Fausto Coppi morì 65 anni fa, il 2 gennaio 1960 alle 8,45, in una cameretta dell’Ospedale Civile di Tortona in seguito a un attacco di malaria perniciosa non identificata dai sanitari. L’aveva contratta durante una tournée ciclo venatoria nell’Africa equatoriale francese. Era stato ricoverato il giorno di Capodanno. Era nato a Castellania il 15 settembre 1919. Ricordiamo qui l’episodio che lo rivelò al mondo del ciclismo nell’agosto del 1939, a Varese lungo le strade della Tre Valli.
La progressione decisiva la piazzò sulle rampe della Grantola. Si voltò e vide che i due compagni di fuga si erano staccati dalla sua ruota. Insistette nello sforzo, in vetta gli urlarono che aveva un buon vantaggio. Allora distese la sua azione elegante e poderosa volando lungo la Valganna. All’arrivo in viale Ippodromo la gente, stupita da tanta facilità di corsa, si chiese chi mai fosse quel ragazzo dal prominente torace e dalle lunghissime gambe. I più informati dissero che si chiamava Fausto Coppi e che veniva da Castellania, vicino a Tortona.

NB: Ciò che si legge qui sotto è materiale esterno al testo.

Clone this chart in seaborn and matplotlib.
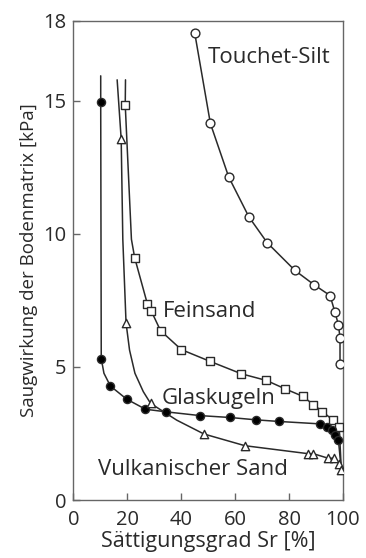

Era il 13 agosto 1939. Quella Tre Valli in due prove (dilettanti e professionisti) – più una gara libera per indipendenti, quella disputata appunto da Fausto – assegnava le maglie tricolori ed era l’ultima selezione valida per definire la squadra azzurra in vista dei primi mondiali di Varese (2-3 settembre) cancellati dallo scoppio delle seconda guerra mondiale.
Non ancora ventenne Coppi aveva gareggiato nel “limbo” degli indipendenti come aggregato alla squadra della Legnano che alloggiava all’hotel Rosa Ticino di via Veneto, in seguito demolito per far spazio ai magazzini Coin. Accanto all’ingresso dell’albergo vi era il negozio di biciclette Ganna gestito da Lorenzo Bronzi, zio di Luciano futuro sindaco di Varese negli anni ottanta del novecento. Il sabato di vigilia il ragazzo di Castellania lo trascorse nel negozio curiosando tra pignoni, freni, moltipliche. Forse incuriosito dalla ritrosia e dalla timidezza del giovane atleta gli disse prima che se ne andasse: “se domani vinci nella tua categoria ti regalo un palmer”. Diversamente da quella dei professionisti e dei dilettanti, la prova degli indipendenti fu combattuta fin dal primo giro. All’inizio della quinta e conclusiva tornata si formò al comando un gruppetto di dieci corridori, tra questi il ragazzo ospite dell’albergo Ticino. Allungò il passo salendo verso la Rasa in direzione del Brinzio, si rese subito conto che alla sua ruota erano rimasti solo altri due giovani atleti come lui, Torriglia e Torchio. In loro compagnia Coppi accostò le prime rampe della Grantola imponendo un’andatura sostenuta, i due compagni d’avventura cominciarono a scivolare all’indietro. Per il giovane Coppi fu l’inizio di una marcia trionfale. I cronometristi, all’arrivo di viale Ippodromo misurarono un vantaggio di 6’,42”, un baratro rispetto agli avversari scavato in una manciata di chilometri.
Rientrò in albergo. Si rese conto che il negozio di biciclette era chiuso essendo domenica. Non si perse d’animo, chiese ad alcuni passanti dove abitava il ciclista. Per sua fortuna Lorenzo Bronzi alloggiava in un appartamento lì accanto. Salì le scale, suonò il campanello. Quando se lo trovò davanti si rammentò della promessa fatta il giorno prima. Scesero in negozio e gli donò un palmer di quelli buoni, stagionato al punto giusto. Quel ragazzo timido dalla lunghissime gambe, dai muscoli di seta, affusolati e potenti come quelli di un purosangue era Fausto Coppi. Nel “limbo” degli indipendenti, nella Varese di Binda e Antonio “Togn” Ambrosetti, era sbocciato il nuovo campionissimo che avrebbe cambiato la storia del ciclismo.